Glad to have helped! Here’s another idea I found while digging around if you want to give it a go as well. It’s supposed to be faster than substring.
local input = "Hello World!"
local frequency = {}
for i = 1, #input do
local byte = string.byte(input, i)
frequency[byte] = (frequency[byte] or 0) + 1
end
local Cache = {["."] = {}}
for Charcter = 0, 255 do
Cache["."][Charcter+1] = string.char(Charcter)
end
function GetCharactersFromSet(CharSet: string)
local Characters = {}
for _, C in ipairs(Cache["."]) do
if string.match(C, CharSet) then
Characters[#Characters + 1] = C
end
end
Cache[CharSet] = Characters
return Characters
end
function Random(Length: number?, CharSet: string?)
local Length = ((Length and Length > 0 and Length) or 20)
local CharSet = ((CharSet and CharSet ~= "" and CharSet) or "[%w]")
local CharPattern = (Cache[CharSet] or GetCharactersFromSet(CharSet))

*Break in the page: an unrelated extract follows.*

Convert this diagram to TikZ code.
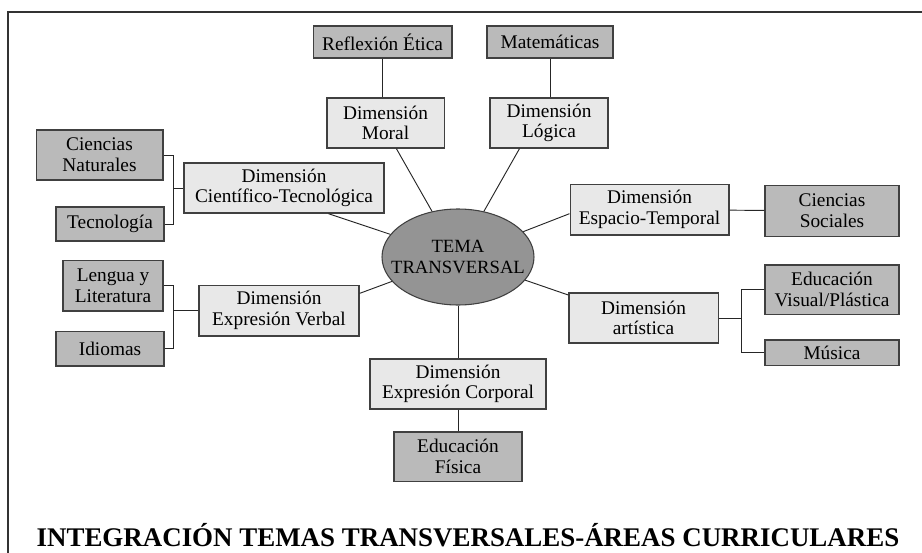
\documentclass[tikz,border=0pt]{standalone}
\usepackage{fontspec}
\setmainfont{Liberation Serif}
\usetikzlibrary{shapes.geometric}
\begin{document}
\begin{tikzpicture}[
    x=0.75pt, y=-0.75pt,
    font=\fontsize{14.5}{15.5}\selectfont,
    dimblock/.style={rectangle, draw=black!75, line width=1pt, fill=black!9, align=center, inner sep=1pt},
    areablock/.style={rectangle, draw=black!75, line width=1pt, fill=black!27, align=center, inner sep=1pt},
    temablock/.style={ellipse, draw=black!75, line width=0.8pt, fill=black!42, align=center, minimum width=114pt, minimum height=72pt, inner xsep=-12pt, inner ysep=-6pt, font=\fontsize{14}{15.5}\selectfont},
    link/.style={black!85, line width=0.7pt}
]
\useasboundingbox (0,0) rectangle (922,553);

% Frame
\draw[line width=1.2pt, black!80] (8,553) -- (8,12) -- (922,12);

% Centre: the transversal theme
\node[temablock] (tema) at (458,257) {TEMA\\TRANSVERSAL};

% Middle ring: dimensions
\node[dimblock, minimum width=88pt, minimum height=37.5pt] (moral) at (385.5,123) {Dimensión\\Moral};
\node[dimblock, minimum width=88.5pt, minimum height=37.5pt] (logica) at (549,123) {Dimensión\\Lógica};
\node[dimblock, minimum width=150pt, minimum height=37.5pt] (cient) at (284,188) {Dimensión\\Científico-Tecnológica};
\node[dimblock, minimum width=119pt, minimum height=38pt] (espacio) at (649.5,209.5) {Dimensión\\Espacio-Temporal};
\node[dimblock, minimum width=120pt, minimum height=38pt] (verbal) at (279,310.5) {Dimensión\\Expresión Verbal};
\node[dimblock, minimum width=112pt, minimum height=37.5pt] (artis) at (643.5,318) {Dimensión\\artística};
\node[dimblock, minimum width=132pt, minimum height=37.5pt] (corporal) at (458,384) {Dimensión\\Expresión Corporal};

% Outer ring: curricular areas
\node[areablock, minimum width=104pt, minimum height=24pt] (etica) at (382.5,42) {Reflexión Ética};
\node[areablock, minimum width=94.5pt, minimum height=24pt] (mate) at (550,42) {Matemáticas};
\node[areablock, minimum width=95pt, minimum height=37.5pt] (cnat) at (99.5,155) {Ciencias\\Naturales};
\node[areablock, minimum width=81pt, minimum height=25.5pt] (tecno) at (110,224) {Tecnología};
\node[areablock, minimum width=100.5pt, minimum height=38pt] (csoc) at (832,211) {Ciencias\\Sociales};
\node[areablock, minimum width=75pt, minimum height=38pt] (lengua) at (113,285.5) {Lengua y\\Literatura};
\node[areablock, minimum width=81pt, minimum height=26pt] (idiomas) at (110,348.5) {Idiomas};
\node[areablock, minimum width=100.5pt, minimum height=37pt] (evis) at (832,289.5) {Educación\\Visual/Plástica};
\node[areablock, minimum width=100.5pt, minimum height=19pt] (musica) at (832,352.5) {Música};
\node[areablock, minimum width=96pt, minimum height=37pt] (efis) at (458,456.5) {Educación\\Física};

% Spokes
\draw[link] (moral.-67) -- (tema);
\draw[link] (logica.-139) -- (tema);
\draw[link] (cient.-30) -- (tema);
\draw[link] (espacio.183) -- (tema);
\draw[link] (verbal.12) -- (tema);
\draw[link] (artis.163) -- (tema);
\draw[link] (tema) -- (corporal);

% Areas
\draw[link] (etica) -- (moral.north -| etica);
\draw[link] (mate) -- (logica.north -| mate);
\draw[link] (espacio) -- (csoc);
\draw[link] (corporal) -- (efis);
\draw[link] (cient.west) -- ++(-10,0) coordinate (bcient);
\draw[link] (cnat.east) -| (bcient) |- (tecno.east);
\draw[link] (verbal.west) -- ++(-25,0) coordinate (bverbal);
\draw[link] (lengua.east) -| (bverbal) |- (idiomas.east);
\draw[link] (artis.east) -- ++(23,0) coordinate (bartis);
\draw[link] (evis.west) -| (bartis) |- (musica.west);

% Title
\node[font=\bfseries\fontsize{20.2}{24}\selectfont] (titulo) at (468,535) {INTEGRACIÓN TEMAS TRANSVERSALES-ÁREAS CURRICULARES};

\end{tikzpicture}
\end{document}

local MaxRange = #CharPattern
local Randomized = ("")
for _ = 1, Length do
Randomized ..= CharPattern[math.random(1, MaxRange)]
end
return Randomized
end
------------------------------------------------------------------------------------------------|
function Benchmark(func, times, ...)
local Start = os.clock()
for _ = 1, (times or 1) do
func(...)
end
local End = os.clock()
return End - Start
end
local Str = Random(10000):rep(1600)
function GMatch()
local Frequency = {}
for Character in string.gmatch(Str, ".") do
if Frequency[Character] then
Frequency[Character] += 1
else
Frequency[Character] = 1
end
end
end
function Split()
local Frequency = {}
for Character in string.split(Str, "") do
if Frequency[Character] then
Frequency[Character] += 1
else
Frequency[Character] = 1
end
end
end
function Sub()
local Frequency = {}
for i = 1, #Str do
local Char = string.sub(Str, i, i)
Frequency[Char] = (Frequency[Char] or 0) + 1
end
end
function GSub()
local Frequency = {}
Str:gsub(".", function(c) Frequency[c] = (Frequency[c] or 0) + 1 end)
end
function Byte()
local Frequency = {}
for i = 1, #Str do
local byte = string.byte(Str, i, i)
Frequency[byte] = (Frequency[byte] or 0) + 1
end
end
warn(string.format("Split - Elapsed time: %.4f seconds", Benchmark(Split)))
task.wait(1)
warn(string.format("GMatch - Elapsed time: %.4f seconds", Benchmark(GMatch)))
task.wait(1)
warn(string.format("Sub - Elapsed time: %.4f seconds", Benchmark(Sub)))
task.wait(1)
warn(string.format("GSub - Elapsed time: %.4f seconds", Benchmark(GSub)))
task.wait(1)
warn(string.format("Byte - Elapsed time: %.4f seconds", Benchmark(Byte)))
Very interesting, I tried a few things and I still get the same results as you. I am still going to use gsub for what I am doing though because it’s working faster.